Apliquémoslo ahora a Dios. También habrá, pues, dos caminos de conocerlo. Uno indirecto a través de la obra del mundo, la naturaleza. La observación y el estudio del universo y su descubrimiento como un cosmos ordenado, con una maravillosa lógica inteligente –propio de la ciencia-, nos lleva a investigar su Causa Primera. Y según lo que se descubre, este ser es inteligente, es persona, es eterno (las últimas confirmaciones de la teoría del Big-Bang remiten a una existencia previa a las primeras partículas de que se tiene conocimiento). A este respecto dijo Max Planck, Premio Nobel de Física: “Lo que tenemos que mirar como la mayor maravilla es el hecho de que la conveniente formulación de esta ley produce en todo hombre imparcial la impresión de que la naturaleza está regida por una voluntad inteligente y consciente del fin”. Pues bien, a esta Causa primera, aunque sólo imperfectamente conocida, le llamamos Dios -tal como concluye Tomás de Aquino al final de cada una de sus vías de acceso racional a la existencia de Dios.

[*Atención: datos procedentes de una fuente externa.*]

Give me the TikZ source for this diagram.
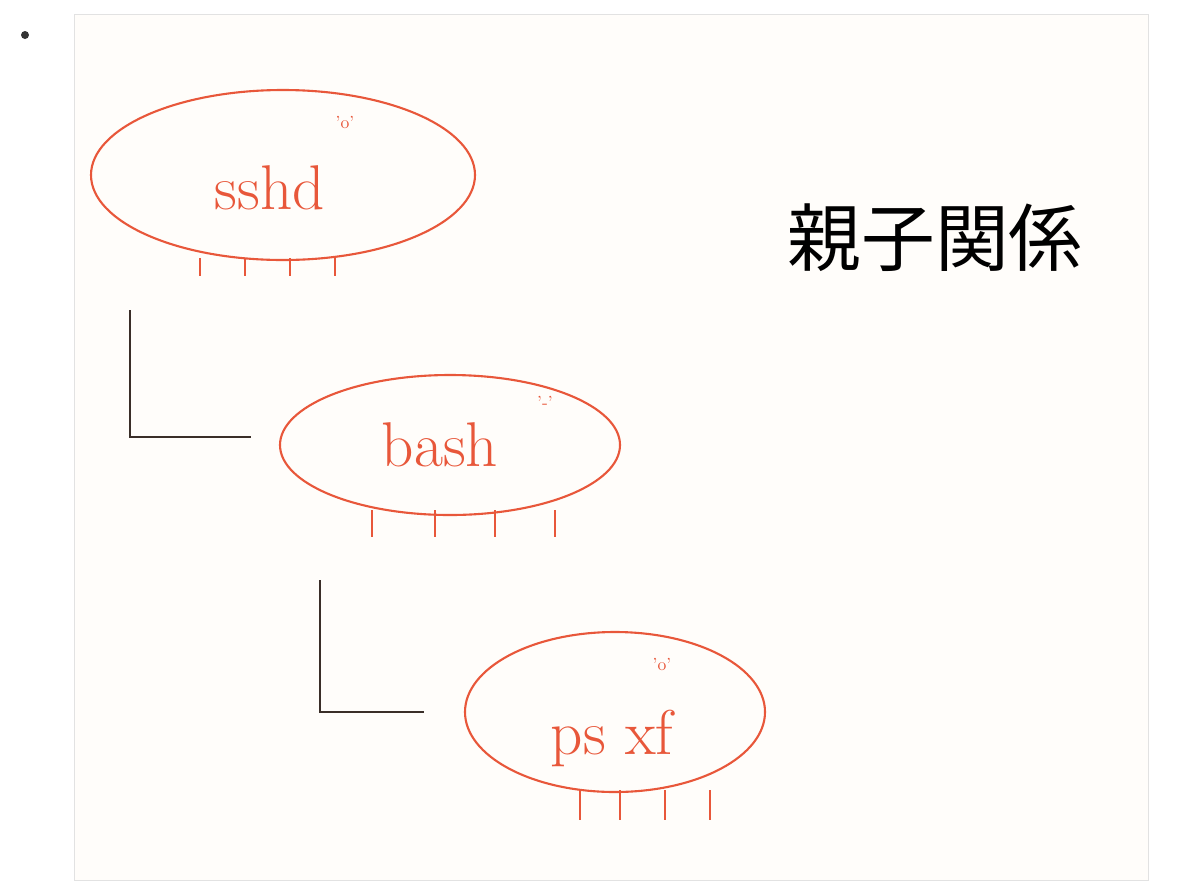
\documentclass[tikz,border=0pt]{standalone}
\usepackage{fontspec}
\newfontfamily\cjk{Noto Sans CJK JP}
\usetikzlibrary{shapes.geometric}
\definecolor{bugred}{HTML}{E8573A}
\definecolor{paper}{HTML}{FFFDFA}
\definecolor{edge}{HTML}{E2E2E2}
\definecolor{ink}{HTML}{3A2E28}
\tikzset{
  proc/.style={ellipse,draw=bugred,very thick,text=bugred,font=\fontsize{36}{36}\selectfont},
  leg/.style={draw=bugred,very thick},
  face/.style={text=bugred,font=\normalsize},
  branch/.style={draw=ink,very thick}
}
\begin{document}
\begin{tikzpicture}[x=0.02cm,y=-0.02cm]
\useasboundingbox (0,0) rectangle (1200,890);
\fill[black!80] (25,35) circle (4); % bullet
\draw[edge,fill=paper] (74,14) rectangle (1148,880); % paper

% processes
\node[proc,minimum width=384*0.02cm,minimum height=170*0.02cm] (sshd) at (283,175) {};
\node[proc,minimum width=340*0.02cm,minimum height=140*0.02cm] (bash) at (450,445) {};
\node[proc,minimum width=300*0.02cm,minimum height=160*0.02cm] (ps) at (615,712) {};
\node[text=bugred,font=\fontsize{36}{36}\selectfont] (sshdtext) at (270,188) {sshd};
\node[text=bugred,font=\fontsize{36}{36}\selectfont] (bashtext) at (440,445) {bash};
\node[text=bugred,font=\fontsize{36}{36}\selectfont] (pstext) at (612,738) {ps xf};

% legs
\foreach \x in {200,245,290,335} \draw[leg] (\x,258) -- (\x,276);
\foreach \x in {372,435,495,555} \draw[leg] (\x,510) -- (\x,537);
\foreach \x in {580,620,665,710} \draw[leg] (\x,790) -- (\x,820);

% faces
\node[face] (f1) at (345,122) {'o'};
\node[face] (f2) at (545,402) {'-'};
\node[face] (f3) at (662,664) {'o'};

% branches
\coordinate (b1) at (130,310);
\coordinate (c1) at (130,437);
\coordinate (b2) at (320,580);
\coordinate (c2) at (320,712);
\draw[branch,shorten >=0.55cm] (b1) -- (c1) -- (bash.west |- c1);
\draw[branch,shorten >=0.8cm] (b2) -- (c2) -- (ps.west |- c2);

\node[font=\cjk\fontsize{42}{42}\selectfont] (title) at (935,238) {親子関係};
\end{tikzpicture}
\end{document}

Esta vía racional o científica exige, para ser completada, el segundo camino: aquel por el que el autor, al hablar de sí mismo, nos permite un conocimiento más directo. A esta vía responde la fe, por la cual, como vimos en nuestra anterior cápsula, nos adherimos a lo que Dios ha revelado de Sí mismo a lo largo de la historia y, sobre todo, en su Palabra hecha carne. La fe no es algo sólo racional, sino una respuesta que engloba toda la persona: inteligencia, afectos, voluntad, y que exige, sí, fiarse de Aquel que se me revela. Este conocimiento de fe confirma el primero, el racional, y lo completa pero, por ser Dios infinito, también lo desborda. Por eso la fe no es algo irracional, sino supra-racional, que supera la razón. Lo que creemos por fe no se opone a la razón, pero su complejidad hace que no lo alcancemos a comprender en su totalidad, sino sólo su razonabilidad. La fe ilumina lo que queda más allá de la razón al igual que sólo captamos la luz de las estrellas en la oscuridad de la noche y no a la luz del sol.
Razón y fe, ciencia y fe, son, pues, dos vías válidas para conocer a Dios. Pues la realidad a conocer es la misma, sólo que por caminos diversos. De ahí que entre ambas deba existir armonía y no enfrentamiento, pues proceden ambas del mismo autor, Dios, que no puede contradecirse a Sí mismo cuando se manifiesta a través de sus obras en la creación o de su revelación.